Looking “randomly” online for this topic it appears the most common response to this is:

Practice, practice, practice and focus on the catcher’s mitt

Is that really it? Or is there a slight adjustment mechanically somewhere to make it happen?



One of the best ways to develop feel for specific spots is to pick a spot and work on it. Throw only to that spot for the entire bullpen. See how many times you are in the vicinity of the target. Track your progress. This type of focused bullpen allows you to develop mechanics within a desired margin for error. Scattering pitches all over the place in a bullpen only allows you to develop a feel for hitting the zone, and not for spots within the zone.


Thanks for the reply. So there is no “conscious” adjustment mechanically (same landing spot for front leg etc)?


Actually a great way to think about painting corners and hitting those spots precisely is to think about location coming from the extension after your front foot lands. So if a righty were throwing outside to a righty, he would go through his delivery normal and as his trunk starts to rotate and he nears his release point, he feels his hand just reach out to the outside corner. You want to think about throwing down the middle but letting the extension of your hand just REACH for that spot. Trying to fly open to throw to a spot or step towards the spot can lead to significant mechanical flaws that can cause much strain on the elbow and shoulder. Just reach out towards your spot as you throw through the ball.
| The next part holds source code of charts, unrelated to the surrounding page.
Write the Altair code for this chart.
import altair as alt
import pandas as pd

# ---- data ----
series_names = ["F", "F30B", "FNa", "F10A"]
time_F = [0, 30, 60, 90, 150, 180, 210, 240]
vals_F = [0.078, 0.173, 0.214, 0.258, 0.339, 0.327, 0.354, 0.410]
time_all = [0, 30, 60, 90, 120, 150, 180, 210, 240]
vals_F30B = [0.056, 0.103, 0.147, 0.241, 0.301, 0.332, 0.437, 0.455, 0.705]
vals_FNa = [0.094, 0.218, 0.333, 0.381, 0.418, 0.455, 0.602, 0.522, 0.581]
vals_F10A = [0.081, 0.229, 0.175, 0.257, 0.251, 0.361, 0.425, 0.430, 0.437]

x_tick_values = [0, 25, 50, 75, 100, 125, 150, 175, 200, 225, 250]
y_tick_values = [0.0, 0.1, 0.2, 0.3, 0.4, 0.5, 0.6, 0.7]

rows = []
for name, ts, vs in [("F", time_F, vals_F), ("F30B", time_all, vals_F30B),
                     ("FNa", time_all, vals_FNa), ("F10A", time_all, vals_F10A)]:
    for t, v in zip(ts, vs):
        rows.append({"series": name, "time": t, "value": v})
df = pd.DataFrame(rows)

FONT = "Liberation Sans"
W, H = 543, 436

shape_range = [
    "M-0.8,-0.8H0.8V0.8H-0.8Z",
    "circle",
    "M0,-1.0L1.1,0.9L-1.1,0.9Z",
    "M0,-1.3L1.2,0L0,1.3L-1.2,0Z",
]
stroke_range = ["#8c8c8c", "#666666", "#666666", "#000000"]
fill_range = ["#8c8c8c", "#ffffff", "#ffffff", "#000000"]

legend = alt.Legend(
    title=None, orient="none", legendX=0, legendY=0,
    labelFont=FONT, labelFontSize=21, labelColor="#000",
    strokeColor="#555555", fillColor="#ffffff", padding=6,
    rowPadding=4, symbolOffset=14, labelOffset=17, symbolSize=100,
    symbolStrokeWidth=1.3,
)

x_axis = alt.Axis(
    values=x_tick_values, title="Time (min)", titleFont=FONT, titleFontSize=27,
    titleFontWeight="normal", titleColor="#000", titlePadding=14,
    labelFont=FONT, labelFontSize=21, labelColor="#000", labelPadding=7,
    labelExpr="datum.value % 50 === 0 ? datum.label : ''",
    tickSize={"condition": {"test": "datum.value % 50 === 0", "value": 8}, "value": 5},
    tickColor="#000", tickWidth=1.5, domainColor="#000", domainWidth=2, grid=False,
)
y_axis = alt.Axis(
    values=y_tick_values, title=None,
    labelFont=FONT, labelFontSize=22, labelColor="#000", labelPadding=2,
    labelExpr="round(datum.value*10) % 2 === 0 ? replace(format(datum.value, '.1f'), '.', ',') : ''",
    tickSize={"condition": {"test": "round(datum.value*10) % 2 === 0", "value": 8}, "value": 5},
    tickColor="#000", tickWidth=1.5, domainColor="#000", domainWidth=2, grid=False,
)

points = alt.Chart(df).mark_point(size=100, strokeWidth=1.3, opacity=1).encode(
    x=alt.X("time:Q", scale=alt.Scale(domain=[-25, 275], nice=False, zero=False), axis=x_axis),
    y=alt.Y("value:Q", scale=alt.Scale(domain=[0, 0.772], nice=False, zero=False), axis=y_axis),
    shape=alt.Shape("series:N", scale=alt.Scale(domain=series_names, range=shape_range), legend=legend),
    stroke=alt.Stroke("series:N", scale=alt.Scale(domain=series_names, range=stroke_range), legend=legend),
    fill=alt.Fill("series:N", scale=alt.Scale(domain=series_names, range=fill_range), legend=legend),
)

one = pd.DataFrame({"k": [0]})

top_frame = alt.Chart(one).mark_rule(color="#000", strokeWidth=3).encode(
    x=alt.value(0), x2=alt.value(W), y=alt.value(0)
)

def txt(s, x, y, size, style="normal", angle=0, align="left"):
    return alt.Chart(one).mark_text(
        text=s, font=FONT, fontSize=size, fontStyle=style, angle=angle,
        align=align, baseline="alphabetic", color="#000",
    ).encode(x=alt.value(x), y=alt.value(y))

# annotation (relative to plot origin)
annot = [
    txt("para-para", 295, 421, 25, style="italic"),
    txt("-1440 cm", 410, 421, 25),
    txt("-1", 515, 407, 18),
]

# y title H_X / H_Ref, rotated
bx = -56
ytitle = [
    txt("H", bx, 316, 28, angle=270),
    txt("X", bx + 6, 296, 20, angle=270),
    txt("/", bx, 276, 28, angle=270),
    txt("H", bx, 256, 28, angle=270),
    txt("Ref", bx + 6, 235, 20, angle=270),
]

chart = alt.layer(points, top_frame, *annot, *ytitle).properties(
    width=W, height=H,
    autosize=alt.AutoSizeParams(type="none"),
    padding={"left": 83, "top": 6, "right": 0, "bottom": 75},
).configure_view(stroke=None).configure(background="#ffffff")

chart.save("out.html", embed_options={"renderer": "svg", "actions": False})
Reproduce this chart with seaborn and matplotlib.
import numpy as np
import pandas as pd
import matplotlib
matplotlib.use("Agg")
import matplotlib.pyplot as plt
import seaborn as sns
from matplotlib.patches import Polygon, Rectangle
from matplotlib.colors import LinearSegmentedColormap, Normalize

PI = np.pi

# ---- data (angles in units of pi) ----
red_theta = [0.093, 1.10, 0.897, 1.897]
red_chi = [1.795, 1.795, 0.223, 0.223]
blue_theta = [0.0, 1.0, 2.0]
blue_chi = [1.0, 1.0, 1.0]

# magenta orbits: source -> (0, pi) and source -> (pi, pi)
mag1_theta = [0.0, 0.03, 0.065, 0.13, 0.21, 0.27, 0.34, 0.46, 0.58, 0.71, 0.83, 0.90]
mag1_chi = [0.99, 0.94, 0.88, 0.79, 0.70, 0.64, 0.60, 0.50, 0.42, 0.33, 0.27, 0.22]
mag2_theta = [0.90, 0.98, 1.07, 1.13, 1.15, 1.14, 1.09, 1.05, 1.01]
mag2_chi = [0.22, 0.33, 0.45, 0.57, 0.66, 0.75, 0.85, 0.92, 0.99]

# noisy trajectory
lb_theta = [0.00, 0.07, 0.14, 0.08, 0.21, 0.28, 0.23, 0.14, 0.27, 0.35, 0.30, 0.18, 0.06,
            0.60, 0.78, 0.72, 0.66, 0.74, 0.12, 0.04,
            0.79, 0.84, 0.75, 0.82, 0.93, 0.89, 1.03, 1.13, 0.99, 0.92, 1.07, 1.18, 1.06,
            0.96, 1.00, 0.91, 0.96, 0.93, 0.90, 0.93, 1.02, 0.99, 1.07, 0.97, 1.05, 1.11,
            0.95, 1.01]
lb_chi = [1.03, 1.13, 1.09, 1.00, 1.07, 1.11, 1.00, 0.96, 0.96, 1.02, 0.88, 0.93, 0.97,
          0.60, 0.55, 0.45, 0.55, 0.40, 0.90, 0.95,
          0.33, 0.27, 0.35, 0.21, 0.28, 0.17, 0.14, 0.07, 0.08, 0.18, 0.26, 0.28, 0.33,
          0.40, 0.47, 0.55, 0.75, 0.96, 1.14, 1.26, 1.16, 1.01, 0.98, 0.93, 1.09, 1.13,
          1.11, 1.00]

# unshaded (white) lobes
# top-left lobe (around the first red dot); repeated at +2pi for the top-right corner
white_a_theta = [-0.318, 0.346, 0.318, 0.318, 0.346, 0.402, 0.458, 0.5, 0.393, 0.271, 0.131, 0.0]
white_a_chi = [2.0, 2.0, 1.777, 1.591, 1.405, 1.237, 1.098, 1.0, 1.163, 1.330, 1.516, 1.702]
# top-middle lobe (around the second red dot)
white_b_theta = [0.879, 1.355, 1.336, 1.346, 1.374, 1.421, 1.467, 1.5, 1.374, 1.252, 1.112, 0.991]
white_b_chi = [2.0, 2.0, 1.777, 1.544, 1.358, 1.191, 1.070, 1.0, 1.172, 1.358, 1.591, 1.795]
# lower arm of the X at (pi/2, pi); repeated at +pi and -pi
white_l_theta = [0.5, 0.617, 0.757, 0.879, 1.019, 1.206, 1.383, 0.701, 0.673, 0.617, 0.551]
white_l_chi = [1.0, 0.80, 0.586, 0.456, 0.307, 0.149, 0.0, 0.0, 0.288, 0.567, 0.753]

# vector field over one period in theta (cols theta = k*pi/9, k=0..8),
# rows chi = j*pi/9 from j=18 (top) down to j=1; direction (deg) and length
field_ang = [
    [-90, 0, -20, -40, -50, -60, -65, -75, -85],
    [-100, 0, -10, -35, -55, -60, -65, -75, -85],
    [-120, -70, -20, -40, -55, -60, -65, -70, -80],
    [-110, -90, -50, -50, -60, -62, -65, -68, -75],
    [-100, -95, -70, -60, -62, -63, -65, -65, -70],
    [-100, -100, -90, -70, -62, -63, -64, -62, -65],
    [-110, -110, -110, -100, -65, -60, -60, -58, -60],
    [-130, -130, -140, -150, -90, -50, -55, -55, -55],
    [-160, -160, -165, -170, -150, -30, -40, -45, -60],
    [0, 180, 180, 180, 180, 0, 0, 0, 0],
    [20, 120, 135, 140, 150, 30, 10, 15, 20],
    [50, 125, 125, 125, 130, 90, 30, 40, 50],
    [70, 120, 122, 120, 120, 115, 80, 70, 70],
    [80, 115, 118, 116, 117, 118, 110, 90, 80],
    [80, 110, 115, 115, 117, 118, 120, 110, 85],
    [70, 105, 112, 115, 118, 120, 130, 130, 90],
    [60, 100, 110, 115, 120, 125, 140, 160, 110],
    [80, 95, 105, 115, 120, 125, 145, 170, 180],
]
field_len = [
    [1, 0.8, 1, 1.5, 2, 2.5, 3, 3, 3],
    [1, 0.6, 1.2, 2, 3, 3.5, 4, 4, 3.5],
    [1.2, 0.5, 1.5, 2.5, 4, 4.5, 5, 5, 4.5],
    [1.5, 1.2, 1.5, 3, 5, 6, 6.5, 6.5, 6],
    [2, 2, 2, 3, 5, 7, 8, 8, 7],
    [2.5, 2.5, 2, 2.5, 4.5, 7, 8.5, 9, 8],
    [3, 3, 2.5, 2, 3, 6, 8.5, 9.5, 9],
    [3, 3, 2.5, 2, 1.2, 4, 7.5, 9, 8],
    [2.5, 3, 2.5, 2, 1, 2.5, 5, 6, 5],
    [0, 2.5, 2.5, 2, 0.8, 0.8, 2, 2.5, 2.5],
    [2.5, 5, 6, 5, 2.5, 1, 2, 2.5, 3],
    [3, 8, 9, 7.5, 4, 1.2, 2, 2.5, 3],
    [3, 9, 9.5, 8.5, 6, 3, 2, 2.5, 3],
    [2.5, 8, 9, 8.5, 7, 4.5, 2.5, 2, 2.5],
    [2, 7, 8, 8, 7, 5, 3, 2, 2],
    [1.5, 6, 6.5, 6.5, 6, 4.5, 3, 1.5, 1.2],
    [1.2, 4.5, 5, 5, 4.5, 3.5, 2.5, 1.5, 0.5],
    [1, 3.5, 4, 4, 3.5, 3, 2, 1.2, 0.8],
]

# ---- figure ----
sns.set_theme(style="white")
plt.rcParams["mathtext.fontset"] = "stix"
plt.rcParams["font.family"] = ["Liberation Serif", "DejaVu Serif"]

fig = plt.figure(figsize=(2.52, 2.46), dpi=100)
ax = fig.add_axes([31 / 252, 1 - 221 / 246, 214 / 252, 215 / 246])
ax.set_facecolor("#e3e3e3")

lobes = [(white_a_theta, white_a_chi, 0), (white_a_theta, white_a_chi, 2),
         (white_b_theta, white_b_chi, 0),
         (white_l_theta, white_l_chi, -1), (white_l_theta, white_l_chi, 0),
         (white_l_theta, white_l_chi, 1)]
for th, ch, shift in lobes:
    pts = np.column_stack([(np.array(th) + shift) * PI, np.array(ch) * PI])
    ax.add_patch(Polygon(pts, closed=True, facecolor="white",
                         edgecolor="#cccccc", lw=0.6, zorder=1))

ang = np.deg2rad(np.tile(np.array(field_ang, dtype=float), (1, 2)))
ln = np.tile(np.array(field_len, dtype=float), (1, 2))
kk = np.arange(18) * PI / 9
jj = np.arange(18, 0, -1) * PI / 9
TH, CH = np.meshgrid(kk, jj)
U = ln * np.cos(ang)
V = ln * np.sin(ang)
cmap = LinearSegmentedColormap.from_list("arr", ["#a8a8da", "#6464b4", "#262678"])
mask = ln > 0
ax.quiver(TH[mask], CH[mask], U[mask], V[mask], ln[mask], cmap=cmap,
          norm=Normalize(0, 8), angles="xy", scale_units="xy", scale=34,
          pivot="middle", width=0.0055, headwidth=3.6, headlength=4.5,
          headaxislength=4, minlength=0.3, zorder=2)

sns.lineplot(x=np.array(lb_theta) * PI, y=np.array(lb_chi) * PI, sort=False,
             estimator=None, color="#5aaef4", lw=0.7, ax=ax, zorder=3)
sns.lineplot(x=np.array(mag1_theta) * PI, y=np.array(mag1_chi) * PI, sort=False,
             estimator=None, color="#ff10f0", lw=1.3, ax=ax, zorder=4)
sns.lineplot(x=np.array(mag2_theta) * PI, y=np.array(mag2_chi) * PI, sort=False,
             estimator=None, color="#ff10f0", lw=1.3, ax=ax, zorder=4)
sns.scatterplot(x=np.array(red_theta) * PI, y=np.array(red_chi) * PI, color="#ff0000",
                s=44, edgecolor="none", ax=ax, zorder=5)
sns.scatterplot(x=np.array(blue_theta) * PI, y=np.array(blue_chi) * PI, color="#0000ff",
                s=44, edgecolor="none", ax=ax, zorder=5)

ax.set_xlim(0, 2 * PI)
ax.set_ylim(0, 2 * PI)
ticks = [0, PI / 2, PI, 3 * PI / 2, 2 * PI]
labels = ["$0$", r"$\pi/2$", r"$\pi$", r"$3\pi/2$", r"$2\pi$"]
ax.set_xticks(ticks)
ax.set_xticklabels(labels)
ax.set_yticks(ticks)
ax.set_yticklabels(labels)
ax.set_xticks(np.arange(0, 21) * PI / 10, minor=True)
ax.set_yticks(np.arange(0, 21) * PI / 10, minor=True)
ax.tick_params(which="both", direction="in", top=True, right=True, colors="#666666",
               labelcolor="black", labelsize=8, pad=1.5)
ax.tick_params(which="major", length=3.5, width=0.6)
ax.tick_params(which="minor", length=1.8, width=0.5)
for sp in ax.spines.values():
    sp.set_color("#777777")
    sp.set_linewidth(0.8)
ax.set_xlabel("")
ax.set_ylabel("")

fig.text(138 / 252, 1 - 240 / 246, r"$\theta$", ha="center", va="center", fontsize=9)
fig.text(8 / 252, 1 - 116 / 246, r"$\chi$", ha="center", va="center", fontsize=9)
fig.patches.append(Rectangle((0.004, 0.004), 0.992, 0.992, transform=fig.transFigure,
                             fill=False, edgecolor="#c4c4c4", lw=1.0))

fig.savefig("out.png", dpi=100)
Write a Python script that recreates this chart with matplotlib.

Not to mention that a 0.5 degree variance at release is one foot miss at the plate, you really can’t land in wildly different spots and throw strikes, let alone hit a spot.


During this offseason I spent a lot of time trying to improve my control because it has always been awful. I was listening to Pedro Martinez talk on MLB Tonight about how he gained his control and he said that what he did was if he was trying to hit the outside corner he would aim far enough outside to the point where he knew he would not miss inside (he did this for both sides of the plate). After practicing this enough he would work his aiming point closer and closer to the black until he was able to hit his spots effectively. To summarize, if you’re aiming outside, miss outside. If you’re aiming inside, miss inside.